I believe you misunderstand how charisma works.

It’s not about making people like you.

It’s about making people pay attention to you.

Positively or negatively, Trump is a master of vacuuming up eyeballs.

QAnon supporters make up only 7% of Americans, and it’s questionable how many of them actually support QAnon’s core beliefs versus being drawn to conspiracy theories. And apparently 28% of them planned to vote for Biden as of back in September.

But if you want to equate Trump supporters with QAnon, the Proud Boys, or other fringe groups then go ahead. I’m not really interested in analysing the motives of fringe groups.
That’s like saying that Biden supporters primarily consist of ADOS supporters, or the conspiracy theorist nutjobs that believe that Trump ordered the Capitol Police to stand down and allow the Capitol to be invaded on 06 January.

Well said. But …

How much of that resentment is false resentment, resenting things that are not true but that they have been told for a decade or two by RW media are true?

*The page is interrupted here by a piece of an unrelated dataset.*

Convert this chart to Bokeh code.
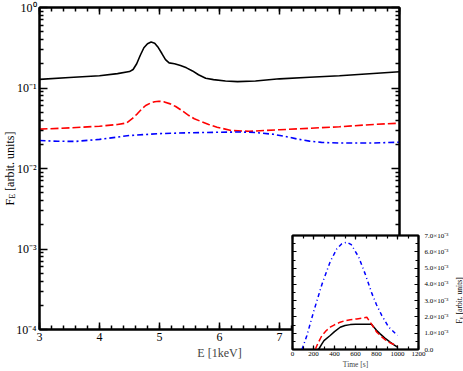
from math import pi
from bokeh.plotting import figure
from bokeh.models import (LinearAxis, LogAxis, SingleIntervalTicker, FixedTicker,
                          CustomJSTickFormatter, Label, Range1d)
from bokeh.layouts import column
from bokeh.embed import file_html
from bokeh.resources import INLINE

FONT = "Liberation Serif"

# ---------------- main panel data: F_E vs E ----------------
e_black = [3.0, 3.5, 4.0, 4.3, 4.5, 4.56, 4.62, 4.68, 4.74, 4.80, 4.86, 4.92, 4.98, 5.04,
           5.10, 5.16, 5.25, 5.35, 5.45, 5.55, 5.65, 5.77, 5.9, 6.1, 6.3, 6.6, 7.0, 7.5,
           8.0, 8.5, 9.0]
f_black = [0.128, 0.135, 0.142, 0.151, 0.160, 0.170, 0.200, 0.255, 0.316, 0.355, 0.372,
           0.360, 0.318, 0.268, 0.225, 0.205, 0.200, 0.190, 0.178, 0.163, 0.146, 0.132,
           0.127, 0.122, 0.120, 0.122, 0.130, 0.136, 0.142, 0.150, 0.159]

e_red = [3.0, 3.5, 4.0, 4.3, 4.45, 4.55, 4.63, 4.70, 4.77, 4.85, 4.92, 4.99, 5.08, 5.18,
         5.27, 5.38, 5.49, 5.58, 5.68, 5.82, 5.96, 6.2, 6.5, 7.0, 7.5, 8.0, 8.5, 9.0]
f_red = [0.0308, 0.0320, 0.0335, 0.0352, 0.0368, 0.0420, 0.0478, 0.0545, 0.0606, 0.0650,
         0.0675, 0.0686, 0.0672, 0.0635, 0.0589, 0.0520, 0.0455, 0.0415, 0.0387, 0.0353,
         0.0326, 0.0296, 0.0290, 0.0303, 0.0316, 0.0330, 0.0350, 0.0366]

e_blue = [3.0, 3.3, 3.6, 4.0, 4.5, 5.0, 5.5, 6.0, 6.35, 6.6, 6.9, 7.1, 7.3, 7.5, 7.7,
          8.0, 8.5, 9.0]
f_blue = [0.0223, 0.0218, 0.0217, 0.0230, 0.0257, 0.0271, 0.0278, 0.0282, 0.0284, 0.0280,
          0.0266, 0.0250, 0.0232, 0.0219, 0.0211, 0.0207, 0.0207, 0.0212]

main_major_y = [1e-4, 1e-3, 1e-2, 1e-1, 1.0]
main_minor_y = [m * d for d in [1e-4, 1e-3, 1e-2, 1e-1] for m in range(2, 10)]

# ---------------- inset data: F_E vs time ----------------
t_black = [248, 280, 300, 359, 400, 454, 500, 550, 600, 650, 700, 752, 800, 835, 880,
           930, 970, 1000]
lc_black = [0.0, 0.35e-3, 0.55e-3, 0.86e-3, 1.10e-3, 1.37e-3, 1.48e-3, 1.53e-3, 1.55e-3,
            1.55e-3, 1.55e-3, 1.55e-3, 1.18e-3, 0.96e-3, 0.70e-3, 0.45e-3, 0.27e-3, 0.14e-3]

t_red = [216, 240, 280, 320, 359, 400, 454, 500, 550, 613, 660, 708, 756, 803, 850, 899,
         950, 1000]
lc_red = [0.0, 0.35e-3, 0.86e-3, 1.15e-3, 1.37e-3, 1.52e-3, 1.68e-3, 1.77e-3, 1.83e-3,
          1.88e-3, 1.93e-3, 1.98e-3, 1.53e-3, 1.06e-3, 0.78e-3, 0.51e-3, 0.35e-3, 0.22e-3]

t_blue = [90, 137, 200, 280, 359, 423, 470, 518, 560, 629, 692, 756, 800, 850, 914, 1000]
lc_blue = [0.0, 0.86e-3, 2.3e-3, 4.0e-3, 5.4e-3, 6.2e-3, 6.5e-3, 6.6e-3, 6.45e-3, 5.7e-3,
           4.65e-3, 3.45e-3, 2.75e-3, 2.1e-3, 1.4e-3, 0.86e-3]

# ---------------- layout numbers (page pixels) ----------------
B_LEFT, B_RIGHT = 39, 45                 # shared left/right borders (column aligns them)
M_TOP, M_BOTTOM = 7, 34
H1 = M_TOP + 322 + M_BOTTOM              # main canvas height
I_TOP, I_BOTTOM = 52, 22
H2 = I_TOP + 114 + I_BOTTOM              # inset canvas height
INSET_CANVAS_TOP = 235 - I_TOP
INSET_CANVAS_LEFT = 292 - B_LEFT

blank_fmt = CustomJSTickFormatter(code="return '';")


def style_axis(ax, maj, mnr, lw=1.5, labels=True, size="12px", standoff=3):
    ax.major_tick_in = maj
    ax.major_tick_out = 0
    ax.minor_tick_in = mnr
    ax.minor_tick_out = 0
    ax.major_tick_line_width = lw
    ax.minor_tick_line_width = lw
    ax.major_tick_line_color = "black"
    ax.minor_tick_line_color = "black"
    ax.axis_line_color = "black"
    ax.axis_line_width = lw + 0.5
    ax.major_label_text_font = FONT
    ax.axis_label_text_font = FONT
    ax.axis_label_text_font_style = "normal"
    ax.major_label_text_color = "black"
    ax.axis_label_standoff = 0
    if labels:
        ax.major_label_text_font_size = size
        ax.major_label_standoff = standoff
    else:
        ax.formatter = blank_fmt
        ax.major_label_text_font_size = "1px"
        ax.major_label_standoff = 0


log_fmt = CustomJSTickFormatter(code="""
const e = Math.round(Math.log10(tick));
const m = {"-": "\u207b", "0": "\u2070", "1": "\u00b9", "2": "\u00b2", "3": "\u00b3", "4": "\u2074"};
return "10" + String(e).split("").map(c => m[c]).join("");
""")

p = figure(frame_width=360, frame_height=322, x_range=Range1d(3, 9), y_range=Range1d(1e-4, 1.0),
           y_axis_type="log", output_backend="svg", toolbar_location=None,
           min_border_left=B_LEFT, min_border_top=M_TOP, min_border_right=B_RIGHT,
           min_border_bottom=M_BOTTOM)
p.grid.visible = False
p.outline_line_color = "black"
p.outline_line_width = 2
p.background_fill_color = "white"
p.border_fill_color = "white"

p.xaxis.ticker = SingleIntervalTicker(interval=1, num_minor_ticks=5)
p.yaxis.ticker = FixedTicker(ticks=main_major_y, minor_ticks=main_minor_y)
p.yaxis.formatter = log_fmt
style_axis(p.xaxis[0], 7, 4, labels=True, size="12px", standoff=3)
style_axis(p.yaxis[0], 8, 4, labels=True, size="12px", standoff=3)
p.xaxis.axis_label = "E [1keV]"
p.xaxis.axis_label_text_font_size = "12px"
p.xaxis.axis_label_standoff = 2

top_ax = LinearAxis(ticker=SingleIntervalTicker(interval=1, num_minor_ticks=5))
style_axis(top_ax, 7, 4, labels=False)
p.add_layout(top_ax, "above")
right_ax = LogAxis(ticker=FixedTicker(ticks=main_major_y, minor_ticks=main_minor_y))
style_axis(right_ax, 8, 4, labels=False)
p.add_layout(right_ax, "right")

p.line(e_black, f_black, line_color="black", line_width=1.6)
p.line(e_red, f_red, line_color="red", line_width=1.6, line_dash="8 3")
p.line(e_blue, f_blue, line_color="blue", line_width=1.6, line_dash="6 3 2 3")


def add_ylabel(fig, side, x, y_bottom, size, sub_size, sub_shift):
    """Vertical 'F_E [arbit. units]' label, canvas pixels (y measured from top)."""
    wF = 0.556 * size
    wE = 0.611 * sub_size
    wS = 0.25 * size
    common = dict(angle=pi / 2, text_align="left", text_baseline="middle",
                  text_font=FONT, x_units="canvas", y_units="canvas", text_color="black")
    fig.add_layout(Label(x=x, y=y_bottom, text="F", text_font_size=f"{size}px", **common), side)
    fig.add_layout(Label(x=x + sub_shift, y=y_bottom - wF, text="E",
                         text_font_size=f"{sub_size}px", **common), side)
    fig.add_layout(Label(x=x, y=y_bottom - wF - wE - wS, text="[arbit. units]",
                         text_font_size=f"{size}px", **common), side)


add_ylabel(p, "right", 9, 205, 12, 8, 3)

# ---------------- inset ----------------
exp_fmt = CustomJSTickFormatter(code="""
if (Math.abs(tick) < 1e-12) { return "0.0"; }
return (tick * 1000).toFixed(1) + "\u00d710\u207b\u00b3";
""")

ins = figure(frame_width=126, frame_height=114, x_range=Range1d(0, 1200),
             y_range=Range1d(0, 0.00701),
             output_backend="svg", toolbar_location=None, y_axis_location="right",
             min_border_left=B_LEFT, min_border_top=I_TOP, min_border_right=B_RIGHT,
             min_border_bottom=I_BOTTOM,
             margin=(INSET_CANVAS_TOP - H1, 0, -10, INSET_CANVAS_LEFT))
ins.grid.visible = False
ins.outline_line_color = "black"
ins.outline_line_width = 2
ins.background_fill_color = "white"
ins.border_fill_alpha = 0

ins.xaxis.ticker = SingleIntervalTicker(interval=200, num_minor_ticks=2)
ins.yaxis.ticker = SingleIntervalTicker(interval=0.001, num_minor_ticks=2)
ins.yaxis.formatter = exp_fmt
style_axis(ins.xaxis[0], 4, 3, lw=1.2, labels=True, size="7px", standoff=2)
style_axis(ins.yaxis[0], 4, 3, lw=1.2, labels=True, size="7px", standoff=6)
ins.xaxis.axis_label = "Time [s]"
ins.xaxis.axis_label_text_font_size = "7.5px"
ins.xaxis.axis_label_standoff = 1

ins_top = LinearAxis(ticker=SingleIntervalTicker(interval=200, num_minor_ticks=2))
style_axis(ins_top, 4, 3, lw=1.2, labels=False)
ins.add_layout(ins_top, "above")
ins_left = LinearAxis(ticker=SingleIntervalTicker(interval=0.001, num_minor_ticks=2))
style_axis(ins_left, 4, 3, lw=1.2, labels=False)
ins.add_layout(ins_left, "left")

ins.line(t_black, lc_black, line_color="black", line_width=1.5)
ins.line(t_red, lc_red, line_color="red", line_width=1.5, line_dash="6 3")
ins.line(t_blue, lc_blue, line_color="blue", line_width=1.5, line_dash="4 3 1 3")

add_ylabel(ins, "above", 459 - INSET_CANVAS_LEFT, 323 - INSET_CANVAS_TOP, 7.5, 5, 2)

layout = column(p, ins)
open("out.html", "w").write(file_html(layout, INLINE))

IMO, a very large portion of it.

So those folks are low information, if we really mean “low factual information”, not “low false disinformation”. If anything the typical RW Trumpist enthusiast (not mere R voter) is higher on information than their LW counterpart. The problem is that almost all that “information” is actually false disinformation. Carefully crafted disinformation designed to create a large mob of angry know-nothings. Which design has succeeded in spades.

Until we can get the rampant falsehoods mislabeled as facts out of the public discourse, you’re right that the gulf will be unbridgeable.

Certainly, he’s good at that. But I would bet money that most Republicans detest his personality, but support his policies. And I would double down on that since the election. He’s been a real heel since losing, and it’s a good thing he’s not getting another four. But he brought issues to the attention of everybody that have been shoved under the rug for years, like our loose southern border and yes, election fraud. Nobody wanted to talk about either, or do much about either, even though there are known problems with both. With the way Biden has approached the job, it appears we’re going back to the ‘under the rug, don’t rock the boat’ thing.